Sinn Féin has always been both left-wing and republican but the emphasis has always been on the republicanism. Indeed, much of Sinn Féin policies, outside of nationalism, tend to be more focussed on what is more advantageous to the party rather than the people. Among others, Eoin Ó Broin, Sinn Féin’s housing spokesperson, has criticised this approach frequently. Power has always been their primary goal. It is only through becoming a mainstream party that they can achieve their central goal of a united Ireland. If compromising on left-wing policies seems like the easiest route to achieving this then they will be more than willing to do so.
This ambivalence on non-republican issues can be seen on both sides of the border but is clearer in the North because they have actually spent time in government there. One does not have to look too closely at this record in government to become doubtful about their left-wing credentials. Their record in the North is primarily one of carefulness and relative moderation, not too dissimilar to Fine Gael and Fianna Fáil in the Republic. Recently, they have been unwilling to tackle the tricky issue of welfare reform, deciding to cede control of it to Westminster, thereby giving way to decidedly non-left policies like Universal Credit and Bedroom Tax. Similarly, they have supported measures such as cutting corporation tax in the North to levels similar to those of the Republic.
The same trend can be seen in the Republic where Sinn Féin have made repeated U-turns on issues like corporation tax. Much of their recent success has come from adopting positions once they were already obviously popular, such as coming out against water charges. These positions were clearly taken because they were deemed to be beneficial to Sinn Féin, rather than being beneficial to the movements supporting these positions.
There are reasons beyond their history of flip-flopping to be sceptical of Sinn Féin’s left-wing credentials. One, in particular, is the reasonably undemocratic structure of the party. Compared to other left-wing parties in Europe, such as Podemos and Syriza, Sinn Féin is much more top down than bottom up. Eoin Ó Broin has described it as “an organisation which is both highly centralised in its distribution of power and vertical in its structure of command” where “discipline and loyalty are often more highly valued than critical debate and internal democracy”. This means that even if many of its members hold genuinely left-wing positions, their ability to impact actual policy decisions is much more limited than in a more traditional left-wing party. If the Ard-Chomhairle decides that socialism is not a priority, then it simply will not be prioritised.
However, there are still several reasons to be optimistic. The most obvious one is that even if they are not as left-wing as they claim to be, they are still more left-wing than Fine Gael or Fianna Fáil. Forcing those two parties to merge, either literally or at least in the public imagination, leaves the centre left as the most obvious ground for Sinn Féin to inhabit.

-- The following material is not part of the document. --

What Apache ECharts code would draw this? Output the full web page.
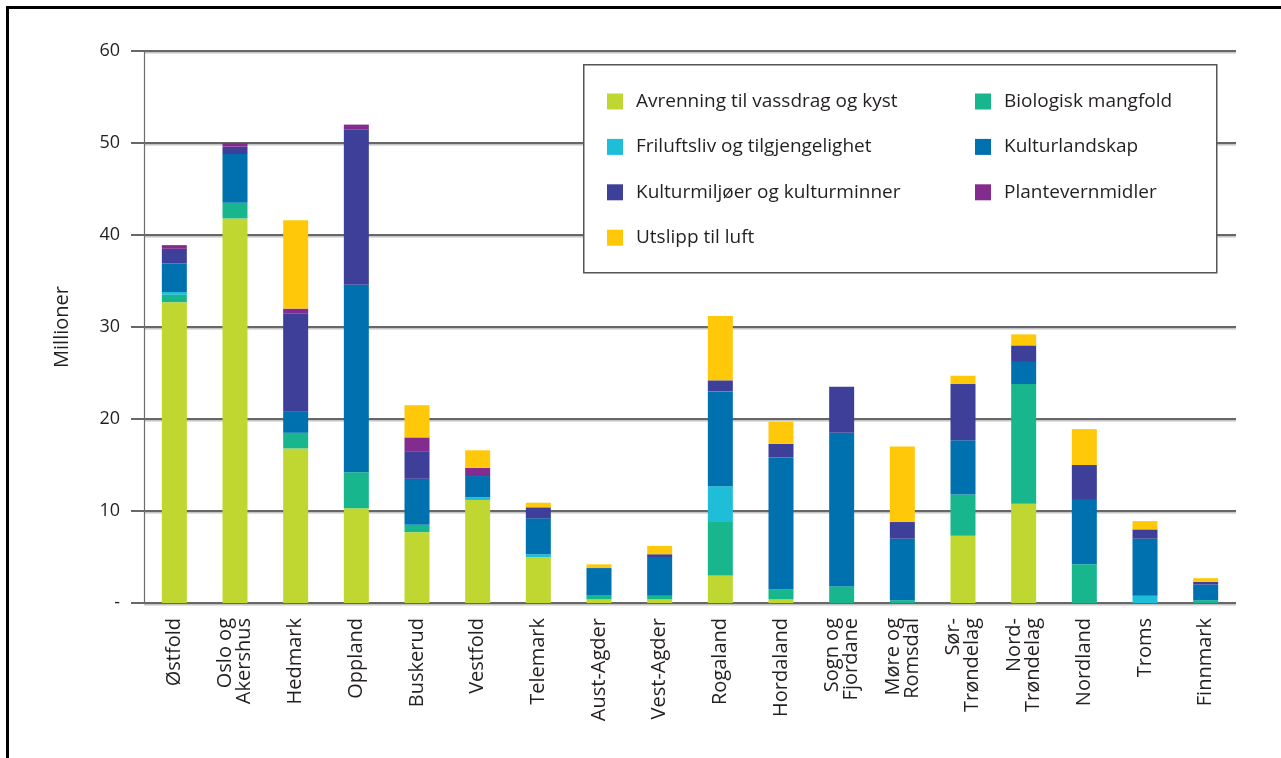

The second reason is that while their record in Stormont is far from left-wing, it does need several qualifications. The first is that they only have limited authority given the fact that the purse strings remain in Westminster. This means that their ability to enact left-wing policies was constantly constrained by the whims of the UK government who are generally far from being left, even under the most recent Labour governments. Furthermore, they also had to share power with the DUP. This meant compromises were necessary. These compromises often yielded results which many objected to, but which were ultimately unavoidable. A Sinn Féin led government without both of these constraints would be far more likely to enact left-wing policies.
The third reason is that while most of the time, when they are elected in the North, it is because of their position as the main nationalist party, that was not the case in the most recent general election. The only reasonable explanation for the Sinn Féin surge was that there is a demand for change among the Irish electorate. That change is left-wing change. If Sinn Féin are good at one thing it is following the Zeitgeist and that should immediately lead them to try to enact the left-wing policies voters seem so keen on.
The final reason is that many of the senior figures in Sinn Féin have impressive credentials as left-wing policy wonks, most notably Eoin Ó Broin who has written a book on housing problems in Ireland. Putting people like Ó Broin into positions of power will undoubtedly lead to more effective policy on housing than any individual from almost any other party.
While there are reasons to be sceptical of Sinn Féin’s motives as a left-wing party, there is plenty of cause for optimism. They might only be left-wing because it is popular to be left-wing but being able to fix those problems is about as good a pitch as they could possibly make if their goal is long term influence in politics in the Republic.